Times have changed in Central Alabama. We do have black church members in our Baptist Church. They are few but they do exist. We have others who are visiting occasionally. There is a decent relationship between the black community and the white community. They work together and occasionally socialize together.

We recently began the search for a minister of music. Our committee has been working diligently. We found a guy who is right out of college and would be a perfect fit for our congregation. He is humble, mature and extremely talented. I have been so excited. In the process of hiring him, I spent about three hours with him one day, one on one. I am not sure how it came up but I shared with him my stand on racial issues. I told him that I was committed to a church that would love and accept all people regardless of the color of their skin. I also told him that race was one of the nonnegotiables with me.

I changed the subject and asked if he had a girlfriend. I fell right into it. She said, yes and she is black. I thought he might be trying to joke, He was serious. He really does have a girlfriend who is black. I found nothing in scripture opposing interracial dating or marriage. Some will take scripture out of context to teach against it. In Central Alabama, it is one of the last of the glaring racial issues that still exist. It is interesting that our Culture does not have as strong opinion of Caucasians marrrying Hispanics or Asians. If you really think about it, we are all interrelated. There was a time when an Italian only married other Italians and a Greek only married a Greek. I believe the Bible teaches us that we are not to be unequally quoked with unbelievers. I wish people would be more serious about what the Bible is really saying here. This is totally about marrying an unbeliever versus a believer. The first question I asked the young man was "Is she a believer."

The story is not finished. I am told that there are people in our community and in our church who will not support interracial dating. We have had some interesting and enlightening conversations in our committee meetings. I have also crossed paths with people in our town who are bi-racial. They have shared with me the prejudice they feel from both whites and blacks in regards to dating and marriage.

To make the story more crazy.
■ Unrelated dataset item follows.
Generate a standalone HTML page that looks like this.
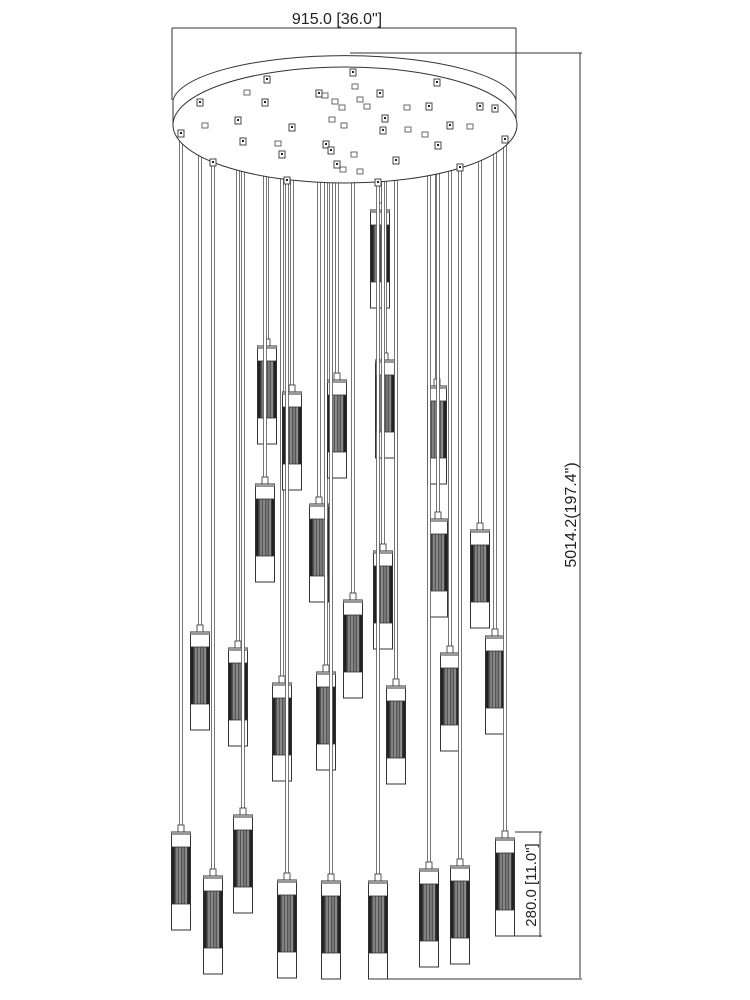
<!DOCTYPE html>
<html><head><meta charset="utf-8"><style>
html,body{margin:0;padding:0;background:#fff;width:750px;height:1000px;overflow:hidden}
svg{display:block}
text{font-family:"Liberation Sans",sans-serif;fill:#222}
</style></head><body>
<svg id="s" width="750" height="1000" viewBox="0 0 750 1000" xmlns="http://www.w3.org/2000/svg">
<defs>
<pattern id="rib" width="19" height="10" patternUnits="userSpaceOnUse">
<rect width="19" height="10" fill="#555"/>
<rect x="0" width="3" height="10" fill="#222"/>
<rect x="5" width="1" height="10" fill="#aaa"/>
<rect x="8" width="1" height="10" fill="#bbb"/>
<rect x="11" width="1" height="10" fill="#999"/>
<rect x="14" width="1" height="10" fill="#bbb"/>
<rect x="16" width="3" height="10" fill="#222"/>
</pattern>
</defs>
<g id="g"></g>
<g fill="none" stroke="#333" stroke-width="1">
<path d="M173,100 A172,48 0 0 1 516,100 L516,126 M173,100 L173,126"/>
<ellipse cx="345" cy="125" rx="172" ry="58" fill="#fff"/>
</g>
<g id="c"></g>
<g stroke="#333" stroke-width="1" fill="none">
<line x1="172" y1="28" x2="516" y2="28"/>
<line x1="172" y1="28" x2="172" y2="100"/>
<line x1="516" y1="28" x2="516" y2="100"/>
<line x1="350" y1="53" x2="582" y2="53"/>
<line x1="580" y1="53" x2="580" y2="978"/>
<line x1="385" y1="979" x2="582" y2="979"/>
<line x1="515" y1="832" x2="542" y2="832"/>
<line x1="540" y1="832" x2="540" y2="937"/>
<line x1="515" y1="936" x2="542" y2="936"/>
</g>
<text x="337" y="24" font-size="16" text-anchor="middle">915.0 [36.0"]</text>
<text transform="translate(576,515) rotate(-90)" font-size="16" text-anchor="middle">5014.2(197.4")</text>
<text transform="translate(536,885) rotate(-90)" font-size="15" text-anchor="middle">280.0 [11.0"]</text>
</svg>
<script>
var P=[[181,133,832],[200,102,632],[213,162,876],[238,120,648],[243,141,815],[267,79,346],[265,102,484],[282,154,683],[292,127,392],[287,180,880],[319,93,504],[326,144,672],[337,164,380],[331,150,881],[353,72,600],[380,93,210],[385,118,360],[383,130,551],[378,182,881],[396,160,686],[437,82,386],[438,145,519],[429,106,869],[450,125,653],[460,167,866],[480,106,530],[495,108,636],[505,139,838]];
var h='',c='',n=[[247,93],[205,126],[355,87],[335,102],[342,108],[360,100],[344,126],[332,120],[367,107],[407,108],[408,130],[425,135],[354,155],[343,170],[360,172],[278,144],[325,96],[470,127]];
n.forEach(function(q){c+='<rect x="'+(q[0]-3)+'" y="'+(q[1]-3)+'" width="6" height="5" fill="#fff" stroke="#444" stroke-width="0.8"/>';});
P.forEach(function(p){var x=p[0],t=p[1],b=p[2];
h+='<rect x="'+(x-1.5)+'" y="'+t+'" width="3" height="'+(b-7-t)+'" fill="#fff" stroke="#555" stroke-width="0.8"/>';
c+='<rect x="'+(x-3)+'" y="'+(t-3)+'" width="6" height="7" fill="#fff" stroke="#333" stroke-width="0.9"/><rect x="'+(x-1)+'" y="'+(t-1)+'" width="2" height="2" fill="#222"/>';
h+='<rect x="'+(x-3)+'" y="'+(b-7)+'" width="6" height="7" fill="#fff" stroke="#444" stroke-width="0.9"/>';
h+='<rect x="'+(x-9.5)+'" y="'+b+'" width="19" height="98" fill="#fff" stroke="#333" stroke-width="1"/>';
h+='<rect x="'+(x-9.5)+'" y="'+b+'" width="19" height="3" fill="#999"/>';
h+='<g transform="translate('+(x-9.5)+','+(b+15)+')"><rect width="19" height="57" fill="url(#rib)" stroke="#333" stroke-width="0.8"/></g>';
});
document.getElementById('g').innerHTML=h;document.getElementById('c').innerHTML=c;
</script>
</body></html>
My wife and I are planning to adopt our first child. We have been contacted by a church where there is a mother who will give birth to a bi-racial baby in 18 weeks. She wants to give the baby up for adoption and we are strongly considering taking that baby.
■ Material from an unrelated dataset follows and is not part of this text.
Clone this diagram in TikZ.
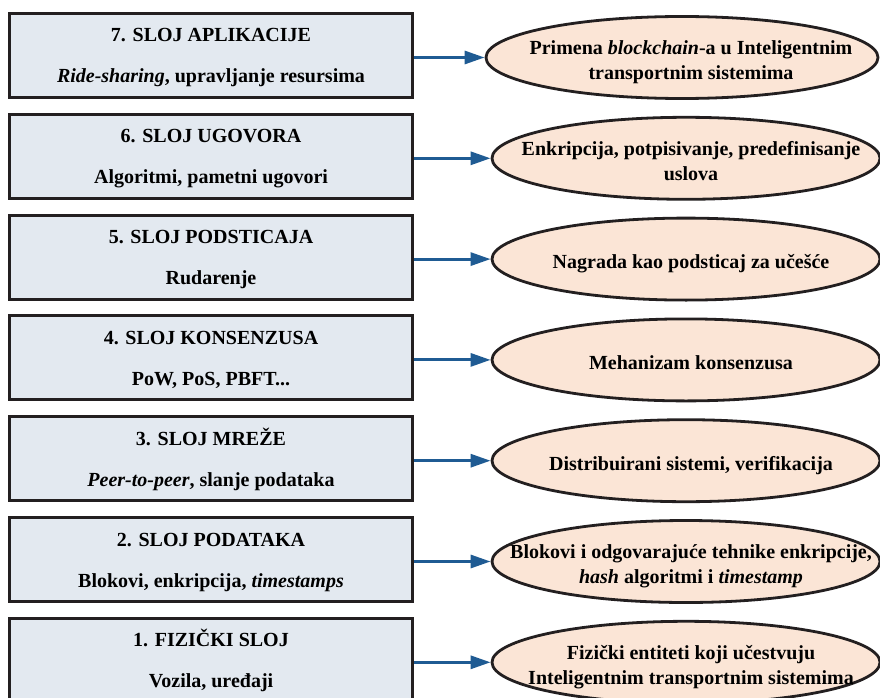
\documentclass[tikz,border=0pt]{standalone}
\usepackage{fontspec}
\setmainfont{Liberation Serif}
\usetikzlibrary{shapes.geometric,arrows.meta}
\definecolor{boxfill}{HTML}{E3E9F0}
\definecolor{ellfill}{HTML}{FBE5D6}
\definecolor{arrblue}{HTML}{1F5B93}
\definecolor{edgecol}{HTML}{231F20}
\newcommand{\twolines}[2]{\rule{0pt}{19pt}#1\\#2\rule[-5pt]{0pt}{5pt}}
\newcommand{\etwo}[2]{\rule{0pt}{24pt}#1\\#2\rule[-5pt]{0pt}{5pt}}
\newcommand{\eone}[1]{\rule{0pt}{24pt}#1\rule[-5pt]{0pt}{5pt}}
\tikzset{
  layer/.style={rectangle, draw=edgecol, line width=3pt, fill=boxfill,
    minimum width=403pt, minimum height=84pt, inner sep=0pt, align=center,
    font=\bfseries\fontsize{20}{41}\selectfont},
  ell/.style={ellipse, draw=edgecol, line width=2.8pt, fill=ellfill,
    minimum width=388pt, minimum height=82pt, inner sep=0pt},
  etxt/.style={align=center, inner sep=0pt, font=\bfseries\fontsize{20}{25}\selectfont},
  arr/.style={draw=arrblue, line width=3pt, -{Triangle[length=20pt,width=13pt]}}
}
\begin{document}
\begin{tikzpicture}[x=1pt,y=-1pt]
\useasboundingbox[fill=white] (0,0) rectangle (880,698);

% layer boxes
\node[layer] (b7) at (211,55.5) {\twolines{7. SLOJ APLIKACIJE}{\textit{Ride-sharing}, upravljanje resursima}};
\node[layer] (b6) at (211,156.3) {\twolines{6. SLOJ UGOVORA}{Algoritmi, pametni ugovori}};
\node[layer] (b5) at (211,257.1) {\twolines{5. SLOJ PODSTICAJA}{Rudarenje}};
\node[layer] (b4) at (211,357.9) {\twolines{4. SLOJ KONSENZUSA}{PoW, PoS, PBFT...}};
\node[layer] (b3) at (211,458.7) {\twolines{3. SLOJ MREŽE}{\textit{Peer-to-peer}, slanje podataka}};
\node[layer] (b2) at (211,559.5) {\twolines{2. SLOJ PODATAKA}{Blokovi, enkripcija, \textit{timestamps}}};
\node[layer] (b1) at (211,660.3) {\twolines{1. FIZIČKI SLOJ}{Vozila, uređaji}};

% ellipses
\node[ell, minimum width=392pt] (e7) at (682,57.5) {};
\node[ell] (e6) at (686,158.3) {};
\node[ell] (e5) at (686,259.1) {};
\node[ell] (e4) at (686,359.9) {};
\node[ell] (e3) at (686,460.7) {};
\node[ell] (e2) at (686,561.5) {};
\node[ell] (e1) at (686,662.3) {};

% ellipse texts
\node[etxt] (t7) at ([xshift=9pt]e7.center) {\etwo{Primena \textit{blockchain}-a u Inteligentnim}{transportnim sistemima}};
\node[etxt] (t6) at ([xshift=5pt]e6.center) {\etwo{Enkripcija, potpisivanje, predefinisanje}{uslova}};
\node[etxt] (t5) at ([xshift=5pt]e5.center) {\eone{Nagrada kao podsticaj za učešće}};
\node[etxt] (t4) at ([xshift=5pt]e4.center) {\eone{Mehanizam konsenzusa}};
\node[etxt] (t3) at ([xshift=5pt]e3.center) {\eone{Distribuirani sistemi, verifikacija}};
\node[etxt] (t2) at ([xshift=5pt]e2.center) {\etwo{Blokovi i odgovarajuće tehnike enkripcije,}{\textit{hash} algoritmi i \textit{timestamp}}};
\node[etxt] (t1) at ([xshift=5pt]e1.center) {\etwo{Fizički entiteti koji učestvuju}{Inteligentnim transportnim sistemima}};

% arrows
\foreach \k in {7,6,5,4,3,2,1}{
  \draw[arr] (b\k.east |- e\k.west) -- (e\k.west);
}
\end{tikzpicture}
\end{document}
I am committed to follow God and not crumble under the pressures of men. I am also committed to gently teaching and encouraging my church to understand and apply truth. The candidate is still being considered. The adoption process is in the works. We will see how it goes. I am praying for wisdom and courage everyday. I am not a renagade. Had I not been faced with these issues head on, I would not be seeking them out. God is teaching me some important lessons. I feel as if I am Abraham at the altar considering whether I will sacrifice my only son. The church could be compared to the Hebrew people who were considering entering the promise land but became afraid and ended up not going in. I don't want to be afraid. I simply want to be obedient. Pray for us, that if God leads us, we will follow. God is doing something very special in our town and church.